Europe’s main equity markets are in neutral as investors refine their view of the implications of the non-farm payrolls report for January, even after it helped the S&P 500 to a close within a whisker of a record

The Xetra Dax 30 in Frankfurt is down 0.2 per cent, failing to get much of a lift from unexpectedly strong factory orders data for December. London’s FTSE 100 is flat, while the region-wide Euro Stoxx 600 is up 0.1 per cent.

Japan’s broad Topix gained 0.3 per cent as a weaker yen gave exporters a lift, while Australia’s S&P/ASX 200 was down 0.1 per cent.

But heavyweight banking stocks are holding on to gains on the prospects of an overhaul by the Trump administration to the Dodd-Frank rules that include prohibitions on financial institutions trading for their own benefit, heralding the biggest regulatory shake-up in six years.

Standard Chartered shares are up 1.4 per cent and Barclays is up 0.5 per cent. France’s Natixis is up 0.8 per cent.

Resource stocks are also providing support after Randgold’s numbers. The gold miner is top of the FTSE 100 and among the best gainers on the Euro Stoxx 600.

Hong Kong’s Hang Seng advanced 0.6 per cent, while on the mainland China’s Shanghai Composite added 0.4 per cent and the technology-focused Shenzhen Composite gained 0.7 per cent.

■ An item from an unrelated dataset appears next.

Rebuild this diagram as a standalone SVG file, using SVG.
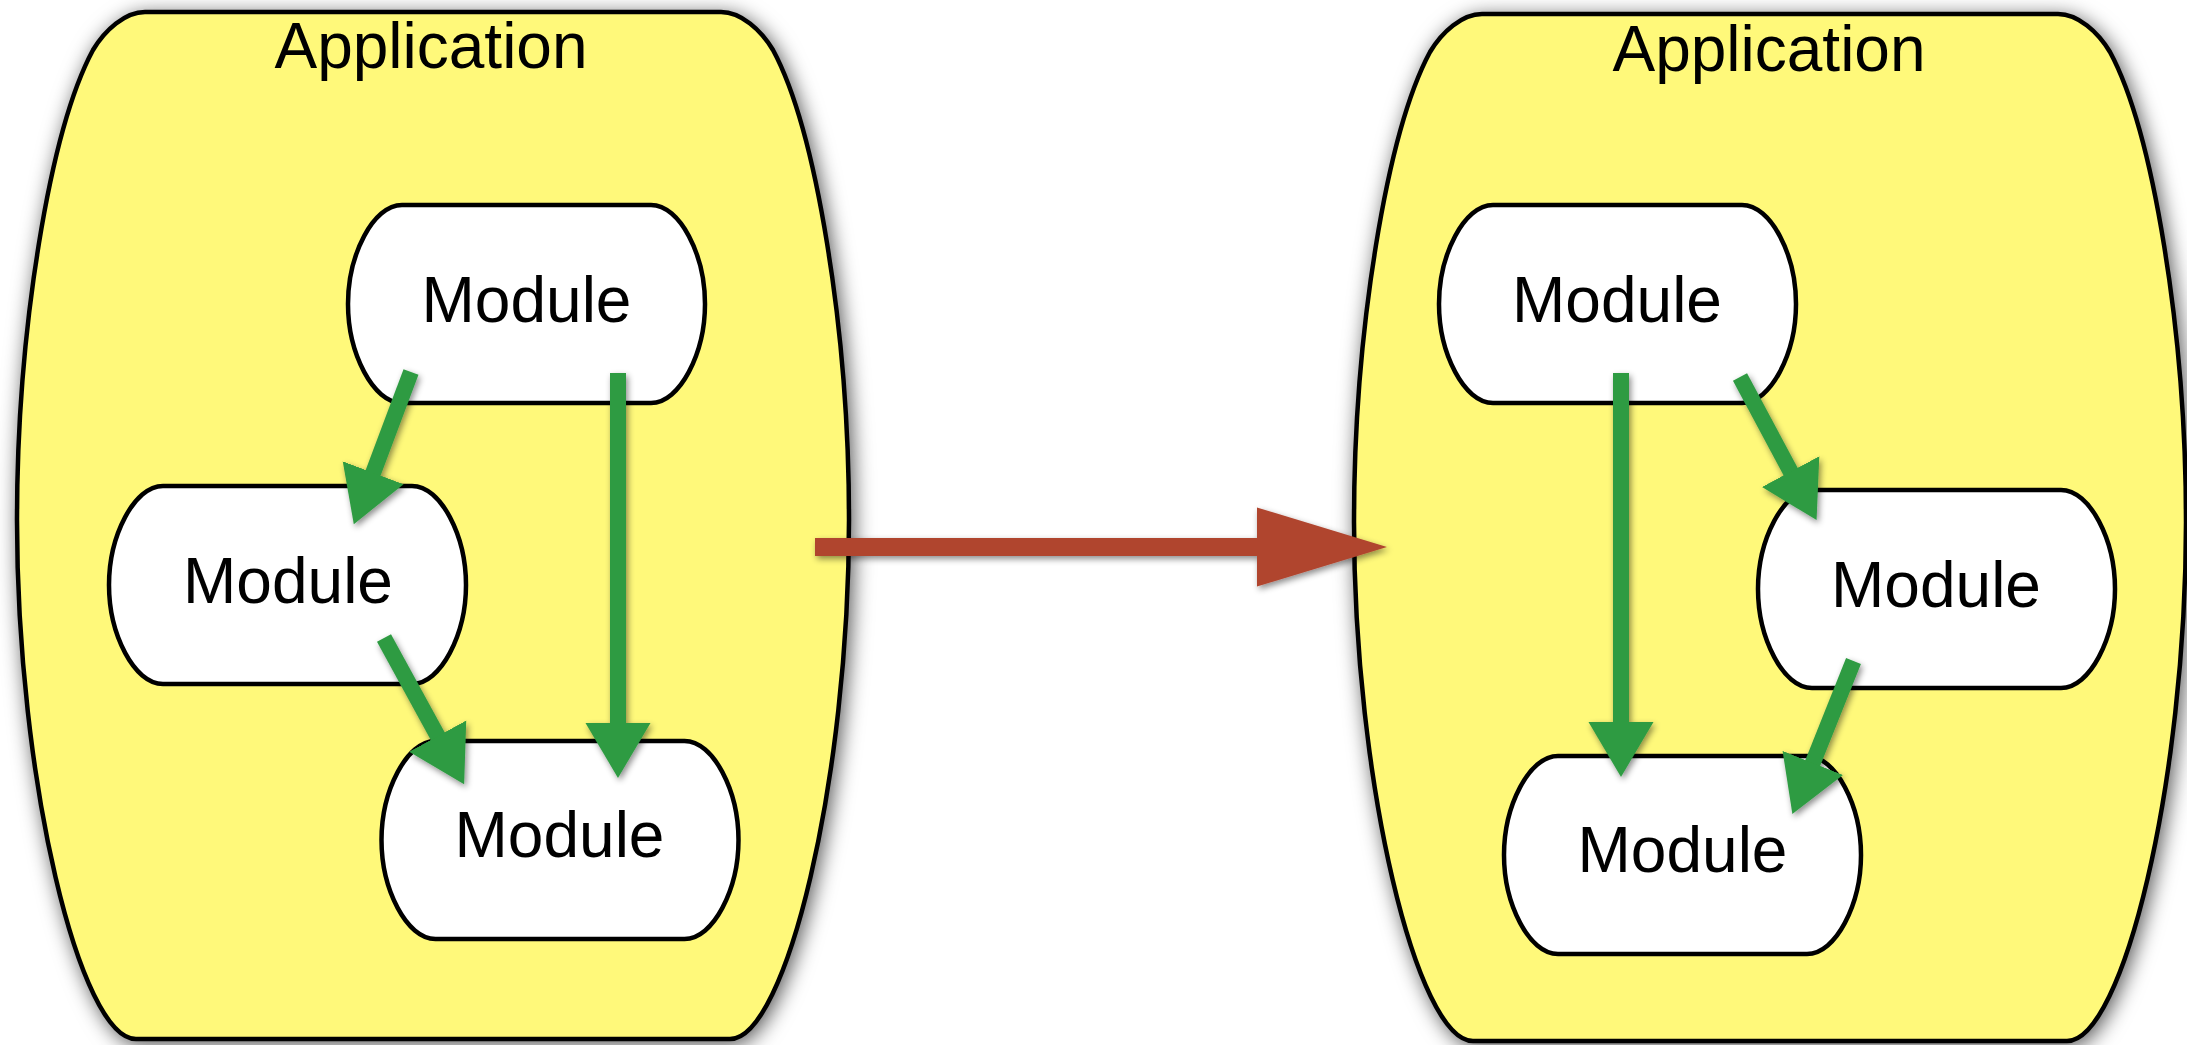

The US dollar is rising against its main European rivals, with the euro down 0.3 per cent at $1.0751 and the pound 0.1 per cent weaker at $1.2473. The US dollar index is recovering from a modest fall during Asian trade to rise 0.1 per cent at 99.96.

Still, those moves are small, and mark a pick-up for the buck from a drop at the end of last week. Momentum for the dollar rally that followed the election of Donald Trump as US president appears to be leaking away, and speculators are pulling back on positive bets. As Kit Juckes, a macro strategist at Société Générale puts it: “Dollar bulls are bailing out almost as fast as bond bears.”

The Japanese yen is flat at ¥‎112.71 per dollar while the Australian dollar is 0.3 per cent weaker at $0.7659 after data showed an unexpected contraction in Australian retail spending in December.

Gold is 0.2 per cent firmer at $1,222.36 an ounce.

Oil prices are stronger with Brent crude, the international benchmark, up 0.4 per cent at $57.05 a barrel and West Texas Intermediate up 0.3 per cent at $53.98.